§ TASK STATEMENT:
Print exactly the lines from the first one down to the line containing "import plotly.graph_objects as go", both ends included, with no pictures and nothing else.

━━━━

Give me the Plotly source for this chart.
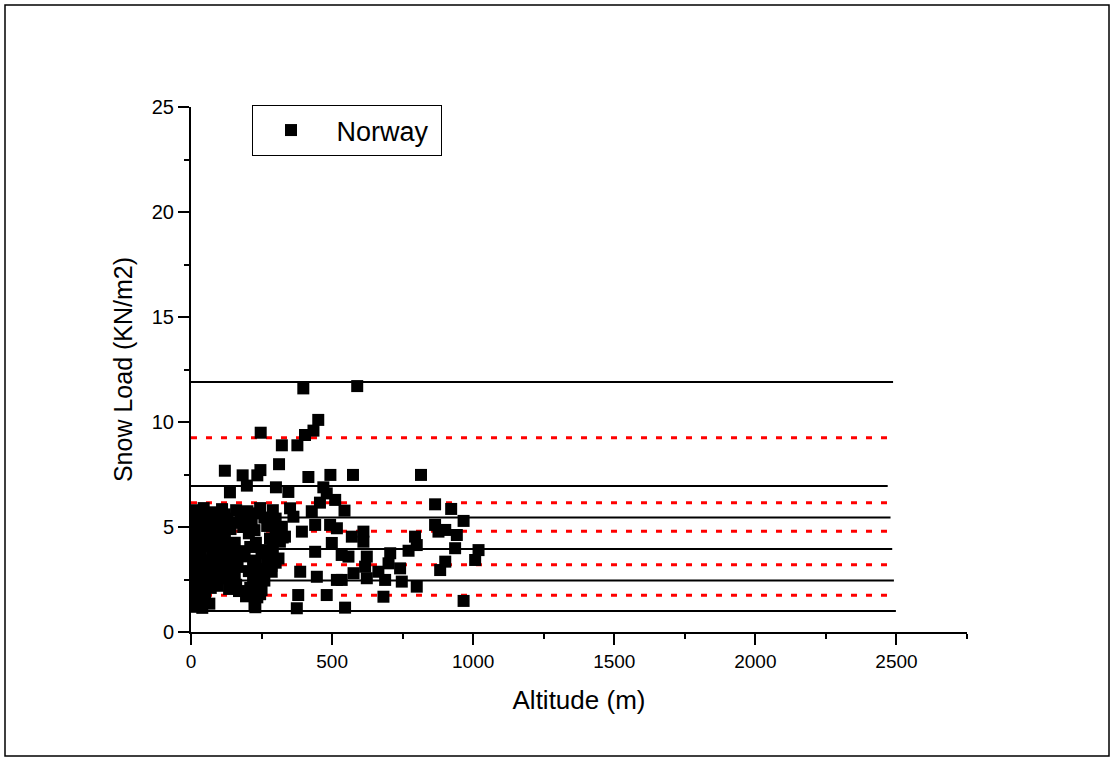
import plotly.graph_objects as go

# Scatter data: altitude (m) and snow load (kN/m2)
alt = [
    398, 589, 451, 434, 404, 247, 322, 377, 312, 120, 183, 235, 246, 416, 494, 574, 815,
    198, 138, 301, 345, 469, 481, 457, 511, 544, 428, 865, 922, 966, 865, 901, 517, 611,
    570, 794, 942, 800, 771, 706, 558, 623, 877, 936, 1019, 1007, 901, 883, 700, 741, 617,
    576, 534, 623, 664, 688, 747, 800, 682, 966, 546,
    351, 363, 440, 493, 274, 322, 393,
    446, 517, 499, 440, 387, 534, 286, 333, 481, 380, 375, 611,
    15, 45, 80, 110, 160, 200, 245, 290,
    25, 120, 230,
    5, 30, 60, 95, 130, 175, 215, 260, 300,
    55, 160, 290,
    10, 40, 70, 105, 140, 185, 225, 270, 315,
    30, 100, 205, 300,
    20, 50, 85, 120, 280, 325,
    15, 85, 155, 230, 315,
    5, 35, 65, 100, 135, 170, 210, 250, 290,
    25, 95, 180, 255,
    15, 45, 75, 115, 155, 190, 230, 270, 310,
    55, 140, 220, 300,
    8, 30, 60, 90, 125, 165, 205, 245, 285,
    15, 75, 155, 230,
    20, 50, 80, 110, 145, 220, 260,
    30, 95, 160, 235,
    10, 40, 70, 135, 170, 210, 250,
    15, 45, 245,
    5, 25, 50, 65, 195, 235,
    10, 40, 20, 225, 228,
]
load = [
    11.60, 11.71, 10.10, 9.59, 9.38, 9.49, 8.89, 8.89, 7.99, 7.68, 7.46, 7.46, 7.71, 7.38, 7.48, 7.48, 7.48,
    6.97, 6.65, 6.89, 6.67, 6.89, 6.60, 6.16, 6.29, 5.78, 5.75, 6.08, 5.86, 5.29, 5.10, 4.86, 4.94, 4.78,
    4.54, 4.54, 4.62, 4.14, 3.87, 3.75, 3.59, 3.59, 4.78, 3.99, 3.90, 3.43, 3.35, 2.95, 3.27, 3.03, 3.11,
    2.80, 2.48, 2.56, 2.87, 2.48, 2.40, 2.16, 1.68, 1.48, 1.16,
    5.89, 5.49, 5.10, 5.10, 5.18, 5.01, 4.78,
    2.63, 2.48, 4.24, 3.82, 2.87, 3.67, 2.87, 4.54, 1.76, 1.76, 1.13, 4.30,
    5.8, 5.9, 5.7, 5.85, 5.8, 5.75, 5.9, 5.8,
    5.6, 5.6, 5.65,
    5.4, 5.3, 5.5, 5.2, 5.4, 5.5, 5.3, 5.45, 5.4,
    5.1, 5.2, 5.2,
    4.9, 5.0, 4.8, 5.1, 4.9, 5.0, 4.85, 5.05, 4.9,
    4.7, 4.75, 4.7, 4.7,
    4.5, 4.4, 4.6, 4.4, 4.45, 4.5,
    4.25, 4.3, 4.25, 4.25, 4.3,
    4.0, 3.9, 4.1, 3.95, 4.0, 3.85, 4.05, 3.9, 4.0,
    3.75, 3.8, 3.8, 3.75,
    3.5, 3.4, 3.6, 3.45, 3.5, 3.6, 3.4, 3.55, 3.5,
    3.3, 3.3, 3.2, 3.3,
    3.0, 3.1, 2.9, 3.05, 2.95, 3.1, 2.9, 3.0, 3.15,
    2.75, 2.7, 2.8, 2.7,
    2.5, 2.6, 2.45, 2.55, 2.4, 2.5, 2.45,
    2.25, 2.2, 2.25, 2.3,
    2.0, 1.95, 2.1, 2.05, 1.95, 2.1, 2.0,
    1.75, 1.8, 1.8,
    1.5, 1.4, 1.6, 1.35, 1.7, 1.65,
    1.2, 1.15, 1.3, 1.3, 1.18,
]

# Horizontal reference levels
black_levels = [11.9, 6.95, 5.45, 3.95, 2.45, 1.0]
black_ends = [2488, 2469, 2479, 2485, 2491, 2498]
red_levels = [9.25, 6.15, 4.8, 3.2, 1.75]
red_ends = [2468, 2468, 2468, 2468, 2468]

series_name = "\u00a0Norway\u00a0"
x_title = "Altitude (m)"
y_title = "Snow Load (KN/m2)"

fig = go.Figure()

for lvl, xe in zip(black_levels, black_ends):
    fig.add_trace(go.Scatter(x=[0, xe], y=[lvl, lvl], mode="lines",
                             line=dict(color="black", width=2),
                             showlegend=False, hoverinfo="skip"))
for lvl, xe in zip(red_levels, red_ends):
    fig.add_trace(go.Scatter(x=[0, xe], y=[lvl, lvl], mode="lines",
                             line=dict(color="red", width=3, dash="6px,9px"),
                             showlegend=False, hoverinfo="skip"))

fig.add_trace(go.Scatter(x=alt, y=load, mode="markers", name=series_name,
                         marker=dict(symbol="square", size=12, color="black",
                                     line=dict(width=0))))

L, R, T, B = 191, 146, 107, 126
W, H = 1113, 758
pw, ph = W - L - R, H - T - B

fig.update_layout(
    width=W, height=H,
    margin=dict(l=L, r=R, t=T, b=B),
    paper_bgcolor="white", plot_bgcolor="white",
    font=dict(family="Arial, Liberation Sans", color="black"),
    showlegend=True,
    legend=dict(x=(252 - L) / pw, y=(632 - 105) / ph, xanchor="left", yanchor="top",
                bordercolor="black", borderwidth=1, bgcolor="white",
                font=dict(size=27), itemwidth=66),
    xaxis=dict(range=[0, 2750], tickvals=[0, 500, 1000, 1500, 2000, 2500],
               showgrid=False, zeroline=False, showline=True, linecolor="black", linewidth=2,
               ticks="outside", ticklen=11, tickwidth=2, tickcolor="black",
               tickfont=dict(size=19),
               minor=dict(dtick=250, ticks="outside", ticklen=5, tickwidth=2, tickcolor="black"),
               title=dict(text=x_title, font=dict(size=26), standoff=20)),
    yaxis=dict(range=[0, 25], tickvals=[0, 5, 10, 15, 20, 25],
               showgrid=False, zeroline=False, showline=True, linecolor="black", linewidth=2,
               ticks="outside", ticklen=11, tickwidth=2, tickcolor="black",
               tickfont=dict(size=20),
               minor=dict(dtick=2.5, ticks="outside", ticklen=5, tickwidth=2, tickcolor="black"),
               title=dict(text=y_title, font=dict(size=25), standoff=12)),
)

# outer frame
fig.add_shape(type="rect", xref="paper", yref="paper",
              x0=(5 - L) / pw, x1=(1109 - L) / pw, y0=(H - B - 756) / ph, y1=(H - B - 5) / ph,
              line=dict(color="black", width=1.5), fillcolor="rgba(0,0,0,0)", layer="below")

fig.write_html("out.html", config={"displayModeBar": False},
               post_script="document.body.style.margin='0px';")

━━━━

§ FULL ANSWER:
Give me the Plotly source for this chart.
import plotly.graph_objects as go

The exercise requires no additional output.